I was standing there watching large groups of protestors walking by and shouting slogans. (i.e. "No war. No peace.").
Most of the protestors were in packs of 10 or more. They were mostly white, primarily young women. Then, I saw something unexpected.
There was an elder black couple walking down the middle of the street. The woman, taller than the man, held closely to him. The man was shouting various statements.
"Bush needs to be in jail!"I knew that voice. I recognized the man and woman. The flow of the march had stopped. So they were now standing in one place. Without even thinking about it, I stepped off the curb and walked into the street toward them.
"They all need to be in jail!"
“Baraka!” I said, as I went up to him. It was Amiri and Amina Baraka, walking down the street in a protest march.
"Amiri Baraka. Mr. and Ms. Baraka, hello," I said, excited and nervous.
They looked at me, wondering and understandably thrown off by a random person coming up to them in the march and calling them by name.
I introduced myself and quickly thought of words that would put Baraka at ease. "I'm a student of Professor William Harris," I said.
"Ohhh, you're Billy Joe's student? He's a great guy," he said. "This is my wife, Amina."
He turned to Amina: “You know, Billy Joe Harris. This is his student. Billy Joe's a great guy.”
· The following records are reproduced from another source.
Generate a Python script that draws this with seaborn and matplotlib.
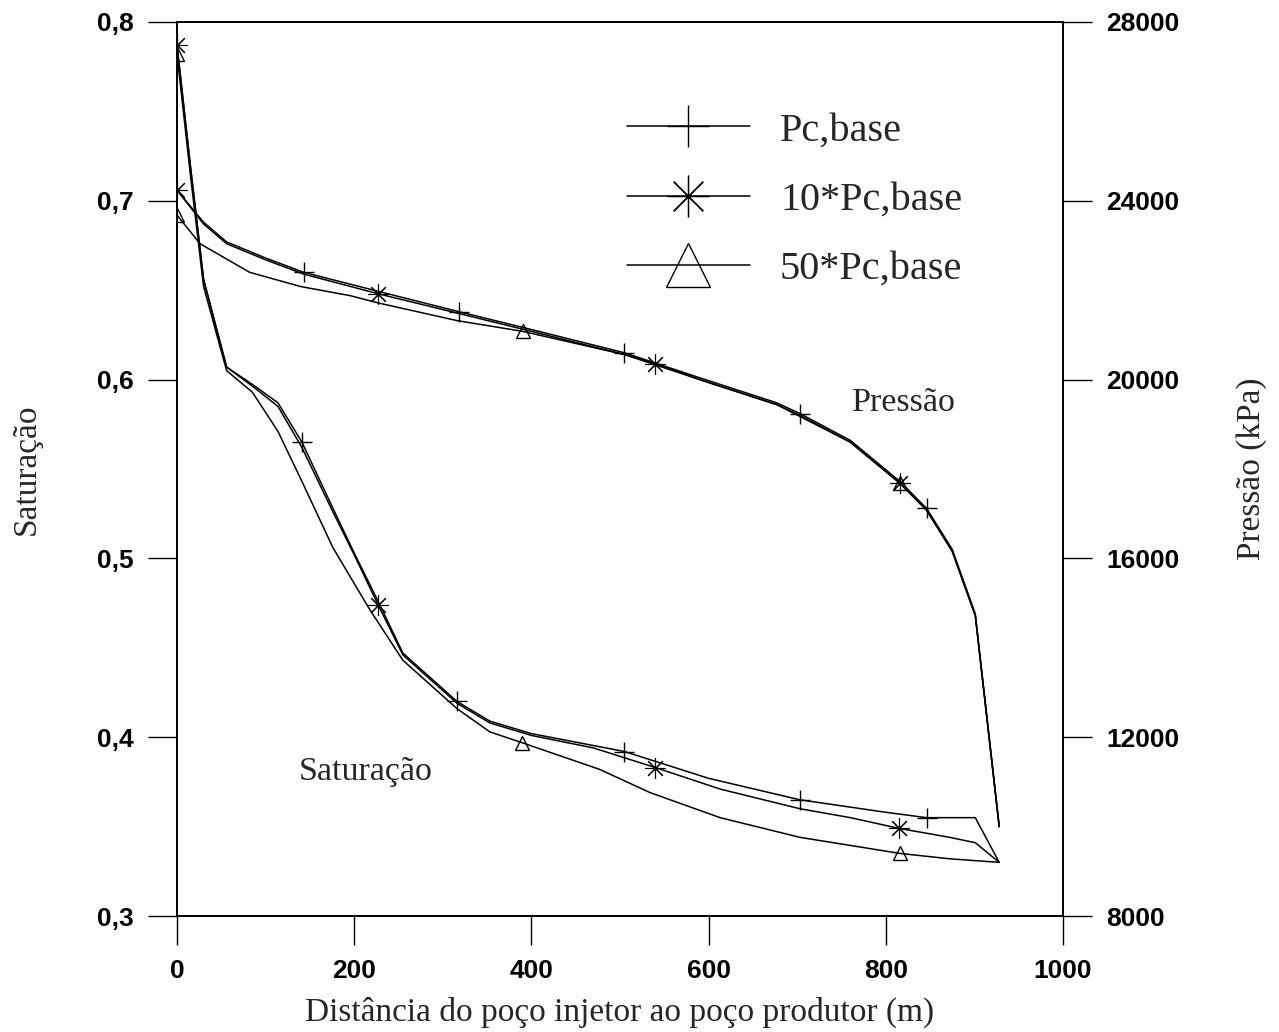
import numpy as np
import pandas as pd
import matplotlib
matplotlib.use("Agg")
import matplotlib.pyplot as plt
from matplotlib.lines import Line2D
from matplotlib.ticker import FixedLocator, FuncFormatter
from matplotlib.font_manager import FontProperties
import seaborn as sns

# --- Saturação (eixo esquerdo) ---
sat_base_x = [0, 15, 30, 56, 86, 114, 141, 176, 200, 227, 255, 316, 353, 400, 505, 600, 703, 800, 846, 901, 928]
sat_base_y = [0.787, 0.720, 0.656, 0.607, 0.597, 0.587, 0.565, 0.528, 0.503, 0.476, 0.447, 0.420, 0.409, 0.402,
              0.392, 0.377, 0.365, 0.358, 0.355, 0.355, 0.330]

sat_10_x = [0, 15, 30, 56, 86, 114, 141, 176, 200, 227, 255, 316, 353, 400, 470, 540, 613, 703, 760, 815, 872, 901, 928]
sat_10_y = [0.787, 0.720, 0.656, 0.607, 0.596, 0.585, 0.562, 0.526, 0.502, 0.474, 0.446, 0.419, 0.408, 0.401,
            0.394, 0.383, 0.371, 0.360, 0.355, 0.349, 0.344, 0.341, 0.330]

sat_50_x = [0, 15, 30, 56, 85, 114, 142, 176, 218, 255, 316, 353, 389, 477, 534, 613, 703, 816, 872, 928]
sat_50_y = [0.782, 0.715, 0.652, 0.605, 0.593, 0.571, 0.542, 0.506, 0.471, 0.443, 0.416, 0.403, 0.397, 0.382,
            0.369, 0.355, 0.344, 0.335, 0.332, 0.330]

# --- Pressão em kPa (eixo direito) ---
pres_base_x = [0, 30, 56, 100, 143, 230, 318, 400, 505, 590, 677, 703, 760, 816, 846, 875, 901, 928]
pres_base_y = [24240, 23520, 23080, 22720, 22400, 21960, 21520, 21120, 20600, 20040, 19480, 19240, 18640,
               17720, 17120, 16200, 14760, 10000]

pres_10_x = [0, 30, 56, 100, 143, 227, 318, 400, 505, 540, 590, 677, 703, 760, 816, 846, 875, 901, 928]
pres_10_y = [24240, 23480, 23040, 22680, 22360, 21920, 21480, 21080, 20560, 20360, 20000, 19440, 19200, 18600,
             17680, 17080, 16160, 14720, 10000]

pres_50_x = [0, 26, 82, 140, 195, 226, 316, 390, 505, 590, 677, 760, 816, 846, 875, 901, 928]
pres_50_y = [23680, 23040, 22400, 22080, 21880, 21720, 21320, 21080, 20560, 20000, 19440, 18600, 17680,
             17080, 16160, 14720, 10000]

series_labels = ["Pc,base", "10*Pc,base", "50*Pc,base"]
x_ticks = [0, 200, 400, 600, 800, 1000]
sat_ticks = [0.3, 0.4, 0.5, 0.6, 0.7, 0.8]
pres_ticks = [8000, 12000, 16000, 20000, 24000, 28000]

# pontos com símbolo em cada curva (índices)
sat_marks = [[6, 11, 14, 16, 18], [0, 9, 15, 19], [0, 12, 17]]
pres_marks = [[4, 6, 8, 11, 14], [0, 5, 9, 14], [0, 7, 12]]

sns.set_style("ticks")
plt.rcParams["font.family"] = ["Liberation Serif", "DejaVu Serif"]
plt.rcParams["axes.linewidth"] = 1.2

ASTER = (8, 2, 0)
styles = [
    dict(marker="+", markersize=15, mew=1.0),
    dict(marker=ASTER, markersize=15, mew=0.8),
    dict(marker="^", markersize=10, mew=1.0, mfc="none"),
]

fig = plt.figure(figsize=(12.79, 10.32), dpi=100)
ax = fig.add_axes([177 / 1279, 1 - 916 / 1032, 886 / 1279, 894 / 1032])
ax2 = ax.twinx()

sat_sets = [(sat_base_x, sat_base_y), (sat_10_x, sat_10_y), (sat_50_x, sat_50_y)]
pres_sets = [(pres_base_x, pres_base_y), (pres_10_x, pres_10_y), (pres_50_x, pres_50_y)]

for (xs, ys), marks, st in zip(sat_sets, sat_marks, styles):
    df = pd.DataFrame({"x": xs, "y": ys})
    sns.lineplot(data=df, x="x", y="y", ax=ax, color="k", lw=1.1, markevery=marks,
                 mec="k", estimator=None, legend=False, **st)

for (xs, ys), marks, st in zip(pres_sets, pres_marks, styles):
    df = pd.DataFrame({"x": xs, "y": ys})
    sns.lineplot(data=df, x="x", y="y", ax=ax2, color="k", lw=1.1, markevery=marks,
                 mec="k", estimator=None, legend=False, **st)

ax.set_xlim(0, 1000)
ax.set_ylim(0.3, 0.8)
ax2.set_ylim(8000, 28000)

tick_fp = FontProperties(family="Liberation Sans", size=19, weight="bold")
ax.xaxis.set_major_locator(FixedLocator(x_ticks))
ax.yaxis.set_major_locator(FixedLocator(sat_ticks))
ax2.yaxis.set_major_locator(FixedLocator(pres_ticks))
ax.yaxis.set_major_formatter(FuncFormatter(lambda v, p: f"{v:.1f}".replace(".", ",")))
ax.xaxis.set_major_formatter(FuncFormatter(lambda v, p: f"{v:.0f}"))
ax2.yaxis.set_major_formatter(FuncFormatter(lambda v, p: f"{v:.0f}"))

for a in (ax, ax2):
    a.tick_params(direction="out", length=21, width=1.0, pad=10, colors="k")
    for lab in a.get_xticklabels() + a.get_yticklabels():
        lab.set_fontproperties(tick_fp)
    for sp in a.spines.values():
        sp.set_visible(True)
        sp.set_color("k")
ax.minorticks_off()
ax2.minorticks_off()

ax.set_xlabel("Distância do poço injetor ao poço produtor (m)", fontsize=24, labelpad=10)
ax.set_ylabel("Saturação", fontsize=24, labelpad=40)
ax2.set_ylabel("Pressão (kPa)", fontsize=24, labelpad=41)

ax.text(762, 0.587, "Pressão", fontsize=24.5, ha="left", va="center")
ax.text(137, 0.3805, "Saturação", fontsize=24.5, ha="left", va="center")

handles = [
    Line2D([], [], color="k", lw=1.1, marker="+", markersize=30, mew=1.0),
    Line2D([], [], color="k", lw=1.1, marker=ASTER, markersize=30, mew=0.9),
    Line2D([], [], color="k", lw=1.1, marker="^", markersize=32, mew=1.0, mfc="none"),
]
fig.legend(handles, series_labels, loc="upper left", bbox_to_anchor=(627 / 1279, 1 - 112 / 1032),
           frameon=False, fontsize=29, handlelength=3.05, handletextpad=0.75, labelspacing=0.8,
           borderpad=0, borderaxespad=0, numpoints=1)

fig.savefig("out.png", dpi=100)
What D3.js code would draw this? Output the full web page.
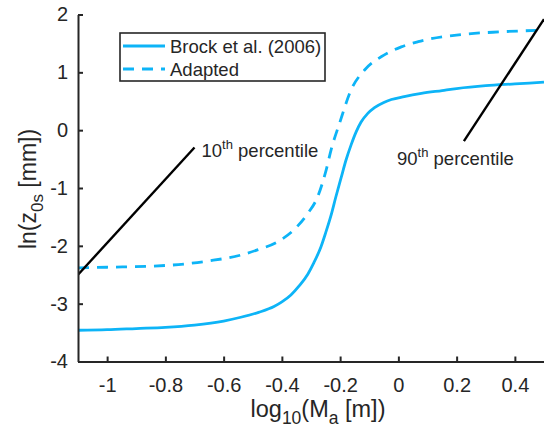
<!DOCTYPE html>
<head>
    <script src="https://d3js.org/d3.v7.min.js"></script>
    <style>
        body { margin: 0; background: #fff; }
        text { font-family: "Liberation Sans", Arial, sans-serif; fill: #262626; }
    </style>
</head>

<body>
    <div id="chart"></div>
</body>

<script>
    // values
    let brockX = [-1.1, -1.0, -0.9, -0.8, -0.7, -0.6, -0.541, -0.48, -0.427, -0.4, -0.369, -0.34, -0.311, -0.29, -0.266, -0.25, -0.231, -0.215, -0.197, -0.18, -0.162, -0.145, -0.128, -0.105, -0.082, -0.05, -0.024, 0.02, 0.079, 0.15, 0.2, 0.3, 0.4, 0.5];
    let brockY = [-3.46, -3.45, -3.43, -3.41, -3.37, -3.30, -3.235, -3.15, -3.05, -2.97, -2.85, -2.69, -2.49, -2.29, -2.02, -1.78, -1.47, -1.16, -0.83, -0.52, -0.25, -0.03, 0.14, 0.29, 0.39, 0.48, 0.53, 0.58, 0.635, 0.685, 0.72, 0.77, 0.80, 0.83];
    let adaptedX = [-1.1, -1.0, -0.8, -0.65, -0.541, -0.484, -0.415, -0.358, -0.311, -0.277, -0.248, -0.231, -0.202, -0.162, -0.116, -0.059, 0.010, 0.068, 0.229, 0.35, 0.5];
    let adaptedY = [-2.38, -2.37, -2.34, -2.26, -2.16, -2.07, -1.93, -1.72, -1.44, -1.15, -0.69, -0.34, 0.12, 0.70, 1.04, 1.27, 1.44, 1.53, 1.66, 1.70, 1.73];
    let p10Line = [[-1.1, -2.5], [-0.7, -0.3]];
    let p90Line = [[0.225, -0.19], [0.5, 1.92]];
    let xTicks = [-1, -0.8, -0.6, -0.4, -0.2, 0, 0.2, 0.4];
    let yTicks = [-4, -3, -2, -1, 0, 1, 2];
    let legendNames = ["Brock et al. (2006)", "Adapted"];

    let W = 544, H = 428;
    let mLeft = 78, mTop = 14.5, mBottom = 361.5, mRight = 544;
    let blue = "#0db4f7";

    let svg = d3.select("#chart").append("svg")
        .attr("width", W)
        .attr("height", H);

    let x = d3.scaleLinear().domain([-1.1, 0.5]).range([mLeft, mRight]);
    let y = d3.scaleLinear().domain([-4, 2]).range([mBottom, mTop]);

    svg.append("defs").append("clipPath").attr("id", "clip")
        .append("rect")
        .attr("x", mLeft).attr("y", mTop)
        .attr("width", mRight - mLeft).attr("height", mBottom - mTop);

    let line = d3.line()
        .x(d => x(d[0]))
        .y(d => y(d[1]))
        .curve(d3.curveMonotoneX);

    let plot = svg.append("g").attr("clip-path", "url(#clip)");

    plot.append("path")
        .datum(brockX.map((v, i) => [v, brockY[i]]))
        .attr("d", line)
        .attr("fill", "none")
        .attr("stroke", blue)
        .attr("stroke-width", 2.8);

    plot.append("path")
        .datum(adaptedX.map((v, i) => [v, adaptedY[i]]))
        .attr("d", line)
        .attr("fill", "none")
        .attr("stroke", blue)
        .attr("stroke-width", 2.8)
        .attr("stroke-dasharray", "11,8");

    [p10Line, p90Line].forEach(seg => {
        plot.append("path")
            .datum(seg)
            .attr("d", d3.line().x(d => x(d[0])).y(d => y(d[1])))
            .attr("stroke", "#000")
            .attr("stroke-width", 2.4);
    });

    // axes (MATLAB style, ticks pointing inwards)
    let xAxis = svg.append("g")
        .attr("transform", `translate(0,${mBottom})`)
        .call(d3.axisBottom(x).tickValues(xTicks).tickSizeInner(-5).tickSizeOuter(0)
            .tickPadding(16).tickFormat(d => String(d)));
    let yAxis = svg.append("g")
        .attr("transform", `translate(${mLeft},0)`)
        .call(d3.axisLeft(y).tickValues(yTicks).tickSizeInner(-5).tickSizeOuter(0)
            .tickPadding(10).tickFormat(d => String(d)));

    [xAxis, yAxis].forEach(a => {
        a.select(".domain").attr("stroke", "#262626").attr("stroke-width", 2);
        a.selectAll(".tick line").attr("stroke", "#262626").attr("stroke-width", 2);
        a.selectAll(".tick text").attr("font-size", 20).attr("fill", "#262626")
            .attr("font-family", "Liberation Sans, Arial, sans-serif");
    });

    // axis labels
    let xl = svg.append("text")
        .attr("x", 318).attr("y", 417)
        .attr("text-anchor", "middle")
        .attr("font-size", 23.5);
    xl.append("tspan").text("log");
    xl.append("tspan").attr("dy", 7).attr("font-size", 17.5).text("10");
    xl.append("tspan").attr("dy", -7).text("(M");
    xl.append("tspan").attr("dy", 7).attr("font-size", 17.5).text("a");
    xl.append("tspan").attr("dy", -7).text("  [m])");

    let yl = svg.append("text")
        .attr("transform", `translate(36,189) rotate(-90)`)
        .attr("text-anchor", "middle")
        .attr("font-size", 23);
    yl.append("tspan").text("ln(z");
    yl.append("tspan").attr("dy", 7).attr("font-size", 17).text("0s");
    yl.append("tspan").attr("dy", -7).text(" [mm])");

    // percentile annotations
    let annots = [
        { lab: "10", xp: x(-0.7) + 7, yp: 157 },
        { lab: "90", xp: 397, yp: 165 }
    ];
    annots.forEach(a => {
        let t = svg.append("text").attr("x", a.xp).attr("y", a.yp).attr("font-size", 18.5);
        t.append("tspan").text(a.lab);
        t.append("tspan").attr("dy", -8).attr("font-size", 13).text("th");
        t.append("tspan").attr("dy", 8).text(" percentile");
    });

    // legend
    let lg = svg.append("g").attr("transform", "translate(120,33)");
    lg.append("rect")
        .attr("width", 205).attr("height", 48)
        .attr("fill", "#fff")
        .attr("stroke", "#262626")
        .attr("stroke-width", 1.6);
    legendNames.forEach((name, i) => {
        let yy = 13 + i * 23;
        lg.append("line")
            .attr("x1", 3).attr("x2", 45)
            .attr("y1", yy).attr("y2", yy)
            .attr("stroke", blue)
            .attr("stroke-width", 2.8)
            .attr("stroke-dasharray", i === 0 ? null : "11,8");
        lg.append("text")
            .attr("x", 50).attr("y", yy + 6.5)
            .attr("font-size", 18.5)
            .text(name);
    });
</script>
Baraka then reached into a bag he was holding and handed me a sheet of paper. It was a photocopy of a crude hand-drawn image ridiculing then-attorney general John Ashcroft. The words on the page read "Asscraft Landing." In the top left-hand corner was the statement "'Home Land Security' is Bush'it for Gestapo." At the top right-hand were the words "Unity & Struggle / Razor."
|The flyer Baraka gave me that during the march|
The march began moving again.
"Walk with us," Baraka said. So I did.
We continued together for a few blocks. Amina Baraka on one side, and me on the other, and Baraka in the middle shouting out anti-war statements.